Start with the line that contains "Emit a web page" and end with the line that contains "const ctx = document.getElementById('chart');"; retype those lines and the ones between them exactly, without any pictures.

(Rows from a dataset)

++++++++

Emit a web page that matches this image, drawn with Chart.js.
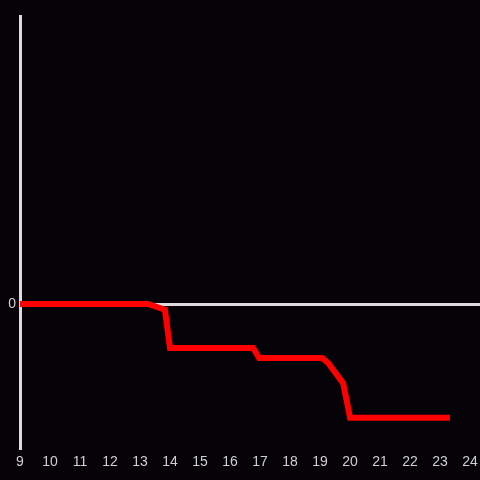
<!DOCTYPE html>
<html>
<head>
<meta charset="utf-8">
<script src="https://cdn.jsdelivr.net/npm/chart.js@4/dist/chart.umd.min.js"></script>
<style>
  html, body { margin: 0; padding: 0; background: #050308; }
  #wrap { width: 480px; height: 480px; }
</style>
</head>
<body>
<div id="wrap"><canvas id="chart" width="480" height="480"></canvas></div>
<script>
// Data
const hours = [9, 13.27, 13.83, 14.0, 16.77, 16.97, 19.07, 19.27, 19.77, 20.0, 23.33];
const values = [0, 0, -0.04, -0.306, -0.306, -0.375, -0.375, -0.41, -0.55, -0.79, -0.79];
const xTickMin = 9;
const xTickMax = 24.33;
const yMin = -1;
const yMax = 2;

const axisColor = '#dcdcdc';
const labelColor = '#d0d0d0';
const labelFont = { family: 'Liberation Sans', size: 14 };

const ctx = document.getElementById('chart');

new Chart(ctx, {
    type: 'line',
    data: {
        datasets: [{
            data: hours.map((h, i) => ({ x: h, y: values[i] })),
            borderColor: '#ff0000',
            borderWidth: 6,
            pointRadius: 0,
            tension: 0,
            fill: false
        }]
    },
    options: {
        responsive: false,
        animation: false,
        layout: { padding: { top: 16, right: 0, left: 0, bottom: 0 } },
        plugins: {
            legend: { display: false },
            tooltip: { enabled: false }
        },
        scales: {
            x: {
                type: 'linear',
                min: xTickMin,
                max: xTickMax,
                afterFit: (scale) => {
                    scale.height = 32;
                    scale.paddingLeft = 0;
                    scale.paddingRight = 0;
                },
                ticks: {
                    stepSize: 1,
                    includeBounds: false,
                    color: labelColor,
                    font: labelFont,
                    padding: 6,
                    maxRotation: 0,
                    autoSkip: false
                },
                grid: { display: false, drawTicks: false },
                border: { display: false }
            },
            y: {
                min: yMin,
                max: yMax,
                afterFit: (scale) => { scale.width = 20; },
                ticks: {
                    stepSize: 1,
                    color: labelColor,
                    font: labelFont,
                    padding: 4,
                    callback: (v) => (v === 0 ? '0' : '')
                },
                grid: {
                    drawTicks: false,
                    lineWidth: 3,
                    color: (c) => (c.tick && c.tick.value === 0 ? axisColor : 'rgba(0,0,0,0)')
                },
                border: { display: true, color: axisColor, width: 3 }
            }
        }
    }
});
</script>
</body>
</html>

++++++++

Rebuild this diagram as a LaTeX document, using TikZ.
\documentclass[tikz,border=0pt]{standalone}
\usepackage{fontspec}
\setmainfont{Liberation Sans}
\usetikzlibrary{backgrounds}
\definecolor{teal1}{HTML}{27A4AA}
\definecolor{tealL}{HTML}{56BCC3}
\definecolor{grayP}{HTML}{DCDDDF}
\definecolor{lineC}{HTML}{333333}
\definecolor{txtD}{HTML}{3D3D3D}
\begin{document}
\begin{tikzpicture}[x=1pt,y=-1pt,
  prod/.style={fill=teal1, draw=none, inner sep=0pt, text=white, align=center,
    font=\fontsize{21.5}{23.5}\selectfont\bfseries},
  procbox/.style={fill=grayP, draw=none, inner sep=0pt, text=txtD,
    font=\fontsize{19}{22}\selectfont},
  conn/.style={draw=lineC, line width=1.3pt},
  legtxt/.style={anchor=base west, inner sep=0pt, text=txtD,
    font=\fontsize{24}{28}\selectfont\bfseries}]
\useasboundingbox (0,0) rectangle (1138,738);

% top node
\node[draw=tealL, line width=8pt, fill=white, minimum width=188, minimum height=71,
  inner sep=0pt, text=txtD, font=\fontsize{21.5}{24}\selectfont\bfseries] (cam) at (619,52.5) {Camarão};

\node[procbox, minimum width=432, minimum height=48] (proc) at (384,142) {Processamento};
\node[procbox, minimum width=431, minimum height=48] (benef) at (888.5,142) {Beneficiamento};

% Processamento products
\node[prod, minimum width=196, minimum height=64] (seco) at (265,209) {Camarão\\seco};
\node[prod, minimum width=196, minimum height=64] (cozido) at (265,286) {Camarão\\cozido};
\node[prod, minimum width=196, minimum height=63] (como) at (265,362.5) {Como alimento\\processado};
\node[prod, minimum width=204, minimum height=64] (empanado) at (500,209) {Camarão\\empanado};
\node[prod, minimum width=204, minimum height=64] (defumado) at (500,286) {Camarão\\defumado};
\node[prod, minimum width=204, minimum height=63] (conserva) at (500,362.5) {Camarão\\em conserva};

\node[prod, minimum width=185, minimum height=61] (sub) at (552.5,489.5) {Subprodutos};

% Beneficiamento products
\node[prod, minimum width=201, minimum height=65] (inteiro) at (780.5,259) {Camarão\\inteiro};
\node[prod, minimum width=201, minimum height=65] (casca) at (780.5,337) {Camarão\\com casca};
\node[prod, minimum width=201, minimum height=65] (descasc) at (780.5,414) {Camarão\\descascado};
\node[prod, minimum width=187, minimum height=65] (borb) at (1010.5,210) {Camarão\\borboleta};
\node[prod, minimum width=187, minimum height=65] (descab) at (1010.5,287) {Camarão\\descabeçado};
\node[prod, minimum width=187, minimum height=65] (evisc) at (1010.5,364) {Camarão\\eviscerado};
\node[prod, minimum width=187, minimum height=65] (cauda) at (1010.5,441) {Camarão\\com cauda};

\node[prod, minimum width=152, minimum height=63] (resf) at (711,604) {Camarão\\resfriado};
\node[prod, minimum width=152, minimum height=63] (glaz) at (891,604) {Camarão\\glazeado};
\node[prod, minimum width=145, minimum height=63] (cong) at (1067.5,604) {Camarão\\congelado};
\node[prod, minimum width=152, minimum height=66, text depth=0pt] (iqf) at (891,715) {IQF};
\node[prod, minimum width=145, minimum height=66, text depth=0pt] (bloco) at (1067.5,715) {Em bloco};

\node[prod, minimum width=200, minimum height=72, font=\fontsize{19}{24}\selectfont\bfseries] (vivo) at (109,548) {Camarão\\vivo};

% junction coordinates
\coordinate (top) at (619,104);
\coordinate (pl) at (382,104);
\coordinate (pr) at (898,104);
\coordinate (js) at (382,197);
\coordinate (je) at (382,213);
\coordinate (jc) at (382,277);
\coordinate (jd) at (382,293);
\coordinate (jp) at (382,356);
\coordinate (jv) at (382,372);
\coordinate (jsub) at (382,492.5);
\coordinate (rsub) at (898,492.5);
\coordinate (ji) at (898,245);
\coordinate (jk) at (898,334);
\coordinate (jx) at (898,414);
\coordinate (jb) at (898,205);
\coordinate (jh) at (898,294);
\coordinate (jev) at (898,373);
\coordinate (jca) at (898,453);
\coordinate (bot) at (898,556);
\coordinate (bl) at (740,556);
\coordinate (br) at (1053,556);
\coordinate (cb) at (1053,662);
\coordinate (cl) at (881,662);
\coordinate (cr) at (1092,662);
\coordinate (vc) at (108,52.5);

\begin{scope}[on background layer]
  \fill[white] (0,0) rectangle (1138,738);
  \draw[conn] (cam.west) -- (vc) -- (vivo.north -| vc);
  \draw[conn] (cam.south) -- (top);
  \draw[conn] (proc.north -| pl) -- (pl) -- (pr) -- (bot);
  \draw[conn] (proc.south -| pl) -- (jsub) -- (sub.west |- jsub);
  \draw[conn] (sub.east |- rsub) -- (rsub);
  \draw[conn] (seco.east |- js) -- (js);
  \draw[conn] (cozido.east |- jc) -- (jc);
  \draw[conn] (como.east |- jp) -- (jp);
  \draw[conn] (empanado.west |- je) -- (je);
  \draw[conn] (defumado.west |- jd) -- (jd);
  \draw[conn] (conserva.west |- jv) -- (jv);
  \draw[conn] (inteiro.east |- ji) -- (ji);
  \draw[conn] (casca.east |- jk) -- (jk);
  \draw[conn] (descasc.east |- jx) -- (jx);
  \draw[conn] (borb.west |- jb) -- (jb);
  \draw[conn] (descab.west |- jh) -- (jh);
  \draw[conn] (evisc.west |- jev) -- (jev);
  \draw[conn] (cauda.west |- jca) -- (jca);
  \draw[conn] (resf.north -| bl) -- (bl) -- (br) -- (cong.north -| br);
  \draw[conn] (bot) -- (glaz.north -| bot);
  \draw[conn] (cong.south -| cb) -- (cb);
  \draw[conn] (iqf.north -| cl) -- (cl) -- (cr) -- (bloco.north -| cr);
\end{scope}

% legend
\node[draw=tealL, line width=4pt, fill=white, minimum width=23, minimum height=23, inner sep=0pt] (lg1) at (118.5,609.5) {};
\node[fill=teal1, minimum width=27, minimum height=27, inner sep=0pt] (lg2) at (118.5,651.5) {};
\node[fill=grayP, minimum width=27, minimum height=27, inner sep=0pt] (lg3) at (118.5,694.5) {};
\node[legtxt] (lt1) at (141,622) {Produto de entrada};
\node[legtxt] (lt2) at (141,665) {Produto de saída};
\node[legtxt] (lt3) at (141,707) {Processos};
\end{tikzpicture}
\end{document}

++++++++

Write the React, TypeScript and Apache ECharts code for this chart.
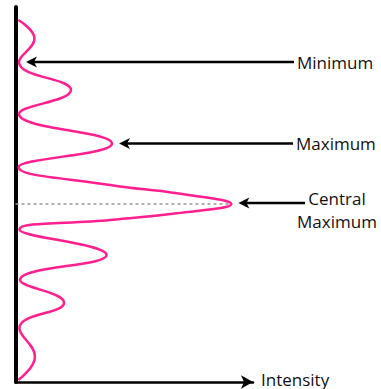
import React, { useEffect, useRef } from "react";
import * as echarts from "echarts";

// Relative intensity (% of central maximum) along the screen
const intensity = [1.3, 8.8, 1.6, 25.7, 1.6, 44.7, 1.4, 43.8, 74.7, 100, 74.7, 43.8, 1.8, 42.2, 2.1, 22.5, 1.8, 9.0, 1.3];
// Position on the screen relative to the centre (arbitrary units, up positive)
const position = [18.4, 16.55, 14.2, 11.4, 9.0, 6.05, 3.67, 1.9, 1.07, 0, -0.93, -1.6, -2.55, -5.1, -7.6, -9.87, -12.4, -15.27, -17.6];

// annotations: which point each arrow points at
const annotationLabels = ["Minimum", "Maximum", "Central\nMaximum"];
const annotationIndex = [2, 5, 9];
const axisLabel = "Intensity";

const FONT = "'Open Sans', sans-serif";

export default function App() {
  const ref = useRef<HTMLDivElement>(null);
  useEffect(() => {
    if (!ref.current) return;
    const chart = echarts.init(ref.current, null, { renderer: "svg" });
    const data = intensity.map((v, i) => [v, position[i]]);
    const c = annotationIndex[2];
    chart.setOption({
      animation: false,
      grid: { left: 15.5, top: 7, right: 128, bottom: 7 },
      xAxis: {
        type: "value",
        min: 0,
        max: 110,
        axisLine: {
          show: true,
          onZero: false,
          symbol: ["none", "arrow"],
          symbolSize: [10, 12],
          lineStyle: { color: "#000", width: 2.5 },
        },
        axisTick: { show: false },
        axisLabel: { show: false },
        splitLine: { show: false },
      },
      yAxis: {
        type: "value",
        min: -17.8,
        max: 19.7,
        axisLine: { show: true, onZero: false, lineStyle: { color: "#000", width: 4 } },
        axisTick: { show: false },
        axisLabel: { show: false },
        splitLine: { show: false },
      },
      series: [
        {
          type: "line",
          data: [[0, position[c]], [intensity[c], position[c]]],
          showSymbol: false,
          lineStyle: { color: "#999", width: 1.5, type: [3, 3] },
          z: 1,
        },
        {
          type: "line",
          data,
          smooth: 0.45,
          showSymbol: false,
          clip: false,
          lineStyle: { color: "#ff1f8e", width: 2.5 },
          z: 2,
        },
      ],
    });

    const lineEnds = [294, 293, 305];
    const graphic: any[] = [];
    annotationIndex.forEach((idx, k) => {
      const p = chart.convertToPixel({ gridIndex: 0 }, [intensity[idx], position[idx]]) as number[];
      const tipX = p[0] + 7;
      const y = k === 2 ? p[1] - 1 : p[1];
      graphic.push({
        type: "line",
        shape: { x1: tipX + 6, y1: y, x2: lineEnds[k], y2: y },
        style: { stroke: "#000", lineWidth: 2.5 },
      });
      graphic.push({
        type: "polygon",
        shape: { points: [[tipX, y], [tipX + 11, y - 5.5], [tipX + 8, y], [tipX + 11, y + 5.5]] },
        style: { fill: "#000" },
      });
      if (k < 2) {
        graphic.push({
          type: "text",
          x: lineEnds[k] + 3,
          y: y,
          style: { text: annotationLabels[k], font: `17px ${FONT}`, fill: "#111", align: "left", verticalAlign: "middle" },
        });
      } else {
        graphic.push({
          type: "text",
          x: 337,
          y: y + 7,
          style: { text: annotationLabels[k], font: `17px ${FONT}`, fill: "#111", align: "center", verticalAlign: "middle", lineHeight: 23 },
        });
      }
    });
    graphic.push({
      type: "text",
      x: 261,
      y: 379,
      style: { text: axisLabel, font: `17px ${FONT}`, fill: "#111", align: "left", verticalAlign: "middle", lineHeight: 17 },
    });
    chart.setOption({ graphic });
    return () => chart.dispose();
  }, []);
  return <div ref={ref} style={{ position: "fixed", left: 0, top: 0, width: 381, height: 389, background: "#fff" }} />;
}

++++++++

OUTPUT:
Emit a web page that matches this image, drawn with Chart.js.
<!DOCTYPE html>
<html>
<head>
<meta charset="utf-8">
<script src="https://cdn.jsdelivr.net/npm/chart.js@4/dist/chart.umd.min.js"></script>
<style>
  html, body { margin: 0; padding: 0; background: #050308; }
  #wrap { width: 480px; height: 480px; }
</style>
</head>
<body>
<div id="wrap"><canvas id="chart" width="480" height="480"></canvas></div>
<script>
// Data
const hours = [9, 13.27, 13.83, 14.0, 16.77, 16.97, 19.07, 19.27, 19.77, 20.0, 23.33];
const values = [0, 0, -0.04, -0.306, -0.306, -0.375, -0.375, -0.41, -0.55, -0.79, -0.79];
const xTickMin = 9;
const xTickMax = 24.33;
const yMin = -1;
const yMax = 2;

const axisColor = '#dcdcdc';
const labelColor = '#d0d0d0';
const labelFont = { family: 'Liberation Sans', size: 14 };

const ctx = document.getElementById('chart');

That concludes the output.